OBJECTIVE
Your task is to retype, word for word, the lines from the start of the data through the line holding "import plotly.graph_objects as go". Do not include the pictures.

DATA TO PROCESS
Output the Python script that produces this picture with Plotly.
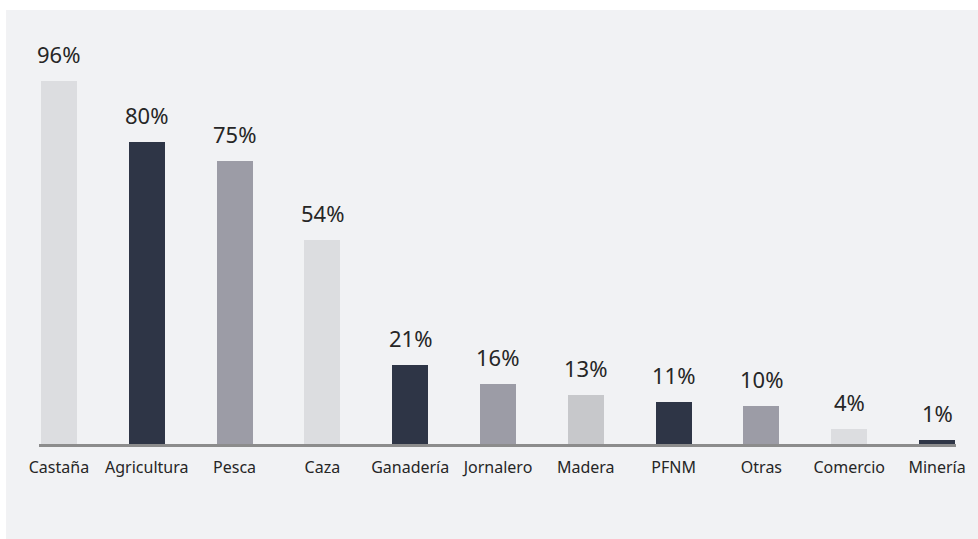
import plotly.graph_objects as go

categories = ["Castaña", "Agricultura", "Pesca", "Caza", "Ganadería", "Jornalero",
              "Madera", "PFNM", "Otras", "Comercio", "Minería"]
values = [96, 80, 75, 54, 21, 16, 13, 11, 10, 4, 1]
labels = ["96%", "80%", "75%", "54%", "21%", "16%", "13%", "11%", "10%", "4%", "1%"]
colors = ["#dcdde0", "#2e3546", "#9c9ca6", "#dcdde0", "#2e3546", "#9c9ca6",
          "#c7c8cb", "#2e3546", "#9c9ca6", "#dcdde0", "#2e3546"]

W, H = 978, 539
L, R, T, B = 39, 20, 40, 95
pw, ph = W - L - R, H - T - B

fig = go.Figure()
fig.add_trace(go.Bar(x=categories, y=values, marker=dict(color=colors, line=dict(width=0)),
                     width=0.41, hoverinfo="skip"))

for c, v, t in zip(categories, values, labels):
    fig.add_annotation(x=c, y=v, text=t, showarrow=False, yanchor="bottom", yshift=10,
                       font=dict(family="Noto Sans", size=22, color="#262626"))

fig.add_shape(type="rect", xref="paper", yref="paper",
              x0=(6 - L) / pw, x1=(W - L) / pw + 0.01,
              y0=-(B / ph) - 0.01, y1=(ph + T - 10) / ph,
              fillcolor="#f1f2f4", line=dict(width=0), layer="below")

fig.update_layout(
    width=W, height=H,
    margin=dict(l=L, r=R, t=T, b=B),
    paper_bgcolor="white", plot_bgcolor="rgba(0,0,0,0)",
    showlegend=False,
    bargap=0,
    font=dict(family="Noto Sans", color="#262626"),
)
fig.update_xaxes(range=[-0.227, 10.216], showline=True, linecolor="#8c8c8c", linewidth=3,
                 ticks="", showgrid=False, zeroline=False, ticklabelstandoff=7,
                 tickfont=dict(family="Noto Sans", size=16, color="#262626"))
fig.update_yaxes(range=[0, ph / 3.78], visible=False, showgrid=False, zeroline=False)

fig.write_html("out.html", config={"displayModeBar": False},
               post_script="document.body.style.margin='0';")
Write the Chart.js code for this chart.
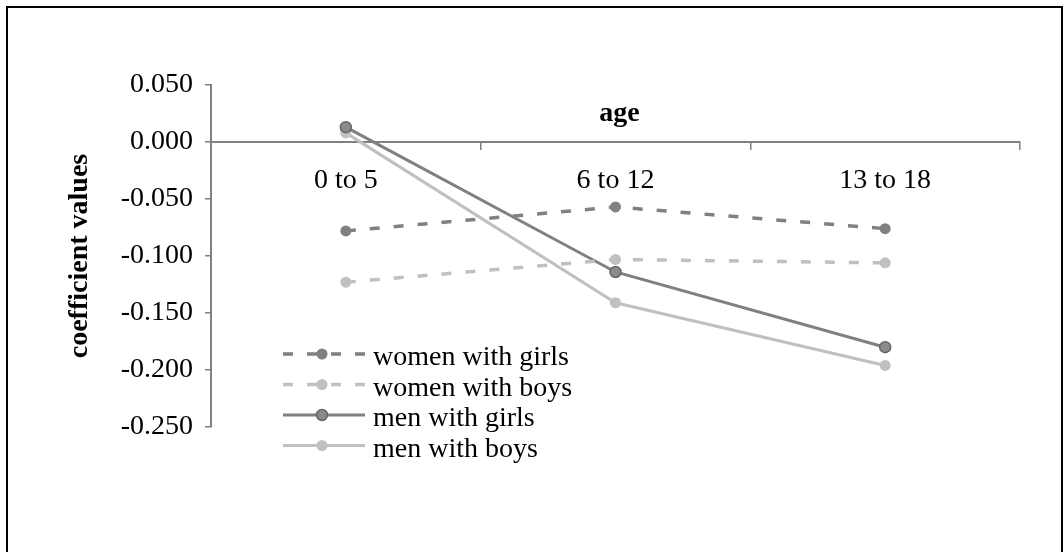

OUTPUT FOR THIS TASK
Output the Python script that produces this picture with Plotly.
import plotly.graph_objects as go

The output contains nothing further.